All lines in the records below from the line with "Generate a Python" through the line with "96, 133, 99]" are to be given again exactly, both ends included; the pictures are to be left out.

+++ RECORDS TO USE +++

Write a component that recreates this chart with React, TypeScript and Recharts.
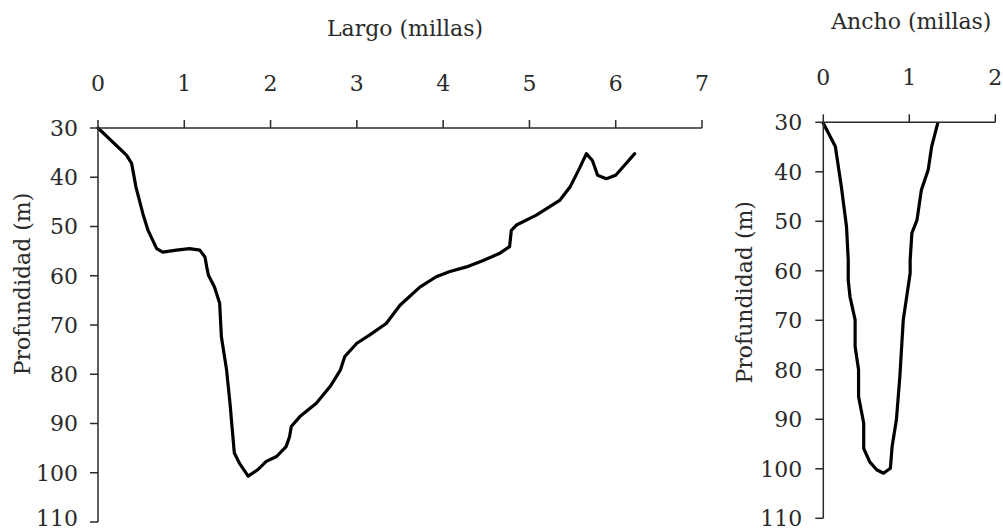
import { LineChart, Line, XAxis, YAxis } from 'recharts';

// Perfil longitudinal (largo) y transversal (ancho) del cauce
const largoMillas = [
  0, 0.33, 0.39, 0.44, 0.52, 0.58, 0.68, 0.75, 0.91, 1.06, 1.18, 1.24, 1.26, 1.28,
  1.35, 1.41, 1.43, 1.49, 1.53, 1.56, 1.58, 1.64, 1.74, 1.85, 1.95, 2.07, 2.18,
  2.22, 2.24, 2.34, 2.53, 2.69, 2.81, 2.86, 3.0, 3.15, 3.34, 3.5, 3.73, 3.92, 4.07,
  4.27, 4.45, 4.65, 4.77, 4.79, 4.85, 5.08, 5.35, 5.47, 5.58, 5.66, 5.73, 5.79,
  5.89, 6.0, 6.12, 6.22,
];
const largoProf = [
  30, 35.5, 37.2, 42, 47.4, 50.8, 54.5, 55.2, 54.8, 54.5, 54.8, 56.2, 58.2, 59.9,
  62.3, 65.6, 72.4, 79.1, 85.9, 92, 96, 98.1, 100.7, 99.4, 97.7, 96.7, 94.7,
  92.7, 90.6, 88.6, 85.9, 82.5, 79.1, 76.4, 73.7, 72, 69.7, 66, 62.3, 60.2, 59.2,
  58.2, 57, 55.5, 54.1, 50.8, 49.7, 47.7, 44.7, 42, 38.2, 35.2, 36.6, 39.6,
  40.3, 39.6, 37.2, 35.2,
];

const anchoMillas = [
  0, 0.14, 0.21, 0.27, 0.29, 0.29, 0.31, 0.37, 0.37, 0.41, 0.41, 0.47, 0.47, 0.54,
  0.62, 0.7, 0.78, 0.8, 0.85, 0.89, 0.93, 0.97, 1.01, 1.01, 1.03, 1.09, 1.14,
  1.22, 1.26, 1.33,
];
const anchoProf = [
  30.2, 34.9, 43, 51.1, 57.8, 61.9, 65.2, 69.9, 75.3, 80, 85.4, 90.8, 95.9, 98.6,
  100.2, 100.9, 99.9, 95.5, 90.1, 81.4, 69.9, 65.2, 60.5, 57.8, 52.4, 49.7, 43.7,
  39.6, 34.9, 30.2,
];

const largoTicks = [0, 1, 2, 3, 4, 5, 6, 7];
const anchoTicks = [0, 1, 2];
const profTicks = [30, 40, 50, 60, 70, 80, 90, 100, 110];

const largoData = largoMillas.map((x, i) => ({ x, prof: largoProf[i] }));
const anchoData = anchoMillas.map((x, i) => ({ x, prof: anchoProf[i] }));

const FONT = 'DejaVu Serif';
const INK = '#2a2a2a';
const tickStyle = { fontSize: 22, fill: INK, fontFamily: FONT };

export default function App() {
  return (
    <div style={{ position: 'absolute', left: 0, top: 0, width: 1003, height: 531, background: '#fff', fontFamily: FONT }}>
      <div style={{ position: 'absolute', left: 0, top: 0 }}>
        <LineChart width={740} height={531} data={largoData} margin={{ top: 0, right: 38, bottom: 9, left: 0 }}>
          <XAxis
            dataKey="x"
            type="number"
            orientation="top"
            domain={[0, 7]}
            ticks={largoTicks}
            height={128}
            tickSize={8}
            tickMargin={29}
            stroke={INK}
            strokeWidth={1.5}
            tick={tickStyle}
            label={{ value: 'Largo (millas)', position: 'center', dx: 5, dy: -36, fontSize: 22, fill: INK, fontFamily: FONT }}
          />
          <YAxis
            type="number"
            reversed
            domain={[30, 110]}
            ticks={profTicks}
            width={98}
            tickSize={8}
            tickMargin={12}
            stroke={INK}
            strokeWidth={1.5}
            tick={tickStyle}
            label={{ value: 'Profundidad (m)', angle: -90, position: 'center', dx: -27, dy: -41, fontSize: 22, fill: INK, fontFamily: FONT }}
          />
          <Line type="linear" dataKey="prof" stroke="#000" strokeWidth={3.2} strokeLinejoin="round" strokeLinecap="round" dot={false} isAnimationActive={false} />
        </LineChart>
      </div>
      <div style={{ position: 'absolute', left: 730, top: 0 }}>
        <LineChart width={273} height={531} data={anchoData} margin={{ top: 0, right: 7.7, bottom: 12.7, left: 0 }}>
          <XAxis
            dataKey="x"
            type="number"
            orientation="top"
            domain={[0, 2]}
            ticks={anchoTicks}
            height={122.3}
            tickSize={8}
            tickMargin={29}
            stroke={INK}
            strokeWidth={1.5}
            tick={tickStyle}
            label={{ value: 'Ancho (millas)', position: 'center', dx: 2, dy: -40, fontSize: 22, fill: INK, fontFamily: FONT }}
          />
          <YAxis
            type="number"
            reversed
            domain={[30, 110]}
            ticks={profTicks}
            width={93.3}
            tickSize={8}
            tickMargin={13}
            stroke={INK}
            strokeWidth={1.5}
            tick={tickStyle}
            label={{ value: 'Profundidad (m)', angle: -90, position: 'center', dx: -32, dy: -28, fontSize: 22, fill: INK, fontFamily: FONT }}
          />
          <Line type="linear" dataKey="prof" stroke="#000" strokeWidth={3.2} strokeLinejoin="round" strokeLinecap="round" dot={false} isAnimationActive={false} />
        </LineChart>
      </div>
    </div>
  );
}
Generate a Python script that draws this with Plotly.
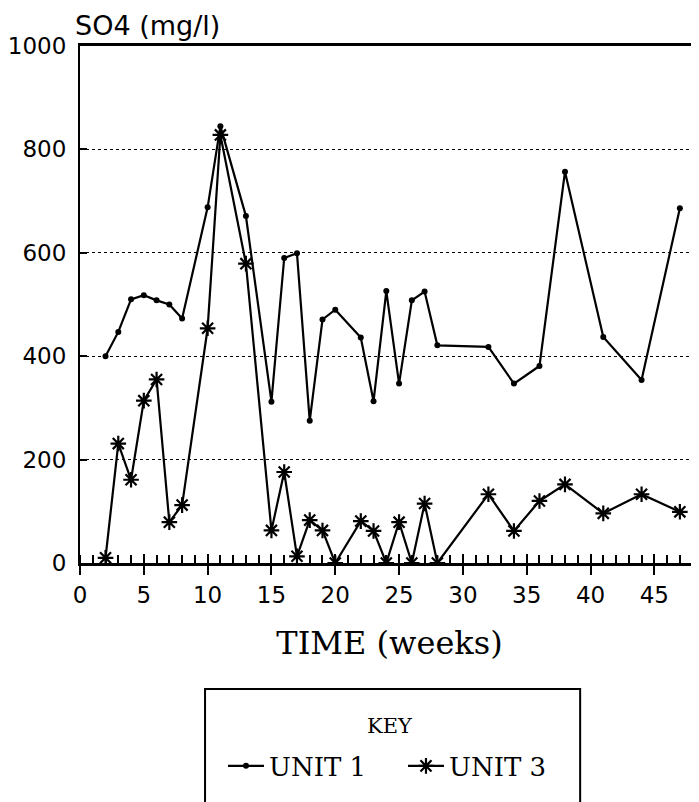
import plotly.graph_objects as go

# Unit 1 (dots)
weeks_u1 = [2, 3, 4, 5, 6, 7, 8, 10, 11, 13, 15, 16, 17, 18, 19, 20, 22, 23, 24, 25, 26, 27, 28, 32, 34, 36, 38, 41, 44, 47]
so4_u1 = [400, 447, 510, 518, 508, 500, 473, 688, 845, 671, 312, 590, 599, 275, 471, 490, 436, 313, 526, 347, 508, 525, 421, 418, 347, 381, 757, 437, 354, 686]

# Unit 3 (asterisks)
weeks_u3 = [2, 3, 4, 5, 6, 7, 8, 10, 11, 13, 15, 16, 17, 18, 19, 20, 22, 23, 24, 25, 26, 27, 28, 32, 34, 36, 38, 41, 44, 47]
so4_u3 = [10, 231, 161, 314, 355, 79, 112, 454, 828, 579, 63, 176, 13, 83, 63, 0, 81, 62, 0, 79, 0, 115, 0, 133, 62, 120, 152, 96, 133, 99]

x_ticks = [0, 5, 10, 15, 20, 25, 30, 35, 40, 45]
y_ticks = [0, 200, 400, 600, 800, 1000]

SANS = "DejaVu Sans"
SERIF = "DejaVu Serif"
XR = [0, 48.5]

fig = go.Figure()
fig.add_trace(go.Scatter(
    x=weeks_u1, y=so4_u1, mode="lines+markers", name="UNIT 1",
    line=dict(color="black", width=2.2),
    marker=dict(symbol="circle", size=6, color="black"),
))
fig.add_trace(go.Scatter(
    x=weeks_u3, y=so4_u3, mode="lines+markers", name="UNIT 3",
    line=dict(color="black", width=2.2),
    marker=dict(symbol="asterisk-open", size=13, color="black",
                line=dict(color="black", width=2.2)),
))
# helper trace so the overlay axis (inside major ticks) is drawn
fig.add_trace(go.Scatter(x=[XR[0]], y=[0], xaxis="x2", mode="none",
                         showlegend=False, hoverinfo="skip"))

fig.update_layout(
    width=691, height=794,
    margin=dict(l=72, r=0, t=38, b=239),
    paper_bgcolor="white", plot_bgcolor="white",
    font=dict(family=SANS, color="black"),
    xaxis=dict(
        range=XR, type="linear", tickvals=x_ticks, ticktext=[str(v) for v in x_ticks],
        ticks="outside", ticklen=9, tickwidth=2, tickcolor="black",
        minor=dict(dtick=1, ticks="inside", ticklen=8, tickwidth=2, tickcolor="black"),
        showline=True, linewidth=3, linecolor="black", mirror=True,
        showgrid=False, zeroline=False,
        tickfont=dict(family=SANS, size=23), ticklabelstandoff=0,
        title=dict(text="TIME (weeks)", font=dict(family=SERIF, size=32), standoff=26),
    ),
    xaxis2=dict(
        range=XR, type="linear", overlaying="x", anchor="y", side="bottom",
        tickvals=x_ticks, ticks="inside", ticklen=9, tickwidth=2, tickcolor="black",
        showticklabels=False, showgrid=False, zeroline=False, showline=False,
    ),
    yaxis=dict(
        range=[0, 1000], tickvals=y_ticks, ticktext=[str(v) for v in y_ticks],
        ticks="inside", ticklen=7, tickwidth=2, tickcolor="black",
        showline=True, linewidth=2, linecolor="black",
        showgrid=True, gridcolor="black", gridwidth=1, griddash="dot",
        zeroline=False, tickfont=dict(family=SANS, size=23), ticklabelstandoff=7,
    ),
    showlegend=True,
    legend=dict(
        orientation="h", x=0.231, xanchor="left", y=-0.3926, yanchor="middle",
        font=dict(family=SERIF, size=26), bgcolor="rgba(0,0,0,0)",
        borderwidth=0, itemwidth=36, entrywidth=129, entrywidthmode="pixels",
    ),
    annotations=[
        dict(text="SO4 (mg/l)", xref="paper", yref="paper", x=-0.012, y=1.0,
             xanchor="left", yanchor="bottom", yshift=3, showarrow=False,
             font=dict(family=SANS, size=27)),
        dict(text="KEY", xref="paper", yref="paper", x=0.5, y=-0.3153,
             xanchor="center", yanchor="middle", showarrow=False,
             font=dict(family=SERIF, size=21)),
    ],
    shapes=[dict(
        type="rect", xref="paper", yref="paper",
        x0=0.202, x1=0.808, y0=-0.48, y1=-0.2437,
        line=dict(color="black", width=2), fillcolor="rgba(0,0,0,0)",
    )],
)

fig.write_html("out.html")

+++

ANSWER IN FULL |
Generate a Python script that draws this with Plotly.
import plotly.graph_objects as go

# Unit 1 (dots)
weeks_u1 = [2, 3, 4, 5, 6, 7, 8, 10, 11, 13, 15, 16, 17, 18, 19, 20, 22, 23, 24, 25, 26, 27, 28, 32, 34, 36, 38, 41, 44, 47]
so4_u1 = [400, 447, 510, 518, 508, 500, 473, 688, 845, 671, 312, 590, 599, 275, 471, 490, 436, 313, 526, 347, 508, 525, 421, 418, 347, 381, 757, 437, 354, 686]

# Unit 3 (asterisks)
weeks_u3 = [2, 3, 4, 5, 6, 7, 8, 10, 11, 13, 15, 16, 17, 18, 19, 20, 22, 23, 24, 25, 26, 27, 28, 32, 34, 36, 38, 41, 44, 47]
so4_u3 = [10, 231, 161, 314, 355, 79, 112, 454, 828, 579, 63, 176, 13, 83, 63, 0, 81, 62, 0, 79, 0, 115, 0, 133, 62, 120, 152, 96, 133, 99]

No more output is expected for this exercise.